Patrick brought the bling to a boil and then put a twist to it I hope you’ve noticed. The front and rear cylinders and heads each have their own look. The rear is polished and chromed while the front has a sanded finish with brass accents. Toss in that Patrick-fabbed F-Bomb air cleaner mounted on a carb with brass hardware and you know this isn’t Milwaukee stock. There are some brass lines running around too, but the major oil lines are copper with rubber connecting sleeves to dampen vibration and not crack the lines. Might not be as perfectly showbike pretty as some totally-copper-line bikes, but this is meant to be driven and not just looked at. Last, but not least on this Shovel is the lovely Warren Lane of Atomic Metalsmith fame Virgin Mary kicker pedal. There will be no cussing anywhere near this bike if the Shovel refuses to fire. For most riders these days, just kick starting a Shovelhead to life would be a miracle by itself.

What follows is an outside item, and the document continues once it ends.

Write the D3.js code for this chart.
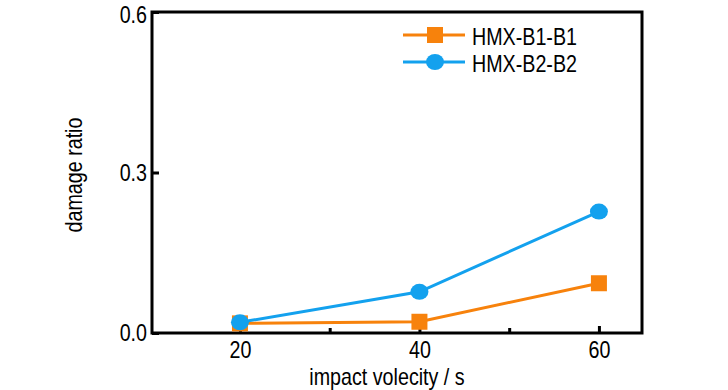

Speaking of lines, you’ve probably noticed that Patrick took the complete opposite approach of most builders when it came time to hide the wiring. Most bikes look like they somehow get their juice by frame osmosis as there’s not a wire in sight. Patrick was prouder than proud of his vintage-style cloth covered wires that would drive a Brit bike lover to death with envy. Personally, I’m totally okay with this as I like my electricals handy and accessible when there’s a dearth of flowing electrons.
Oh and in case you’re wondering , that rare 1877 coin mounted over the electronic ignition cover is not a product of the U.S. Mint, but a novelty company so don’t think that’s where your new family fortune is when you see this bike in a show and Patrick’s not around. I doubt he won’t be hanging around his bike, though, because after winning Judged Class-Best of Show at the 2014 Charlotte Easyrisers Show, he’ll be keeping an eye on that novelty coin and everything else too.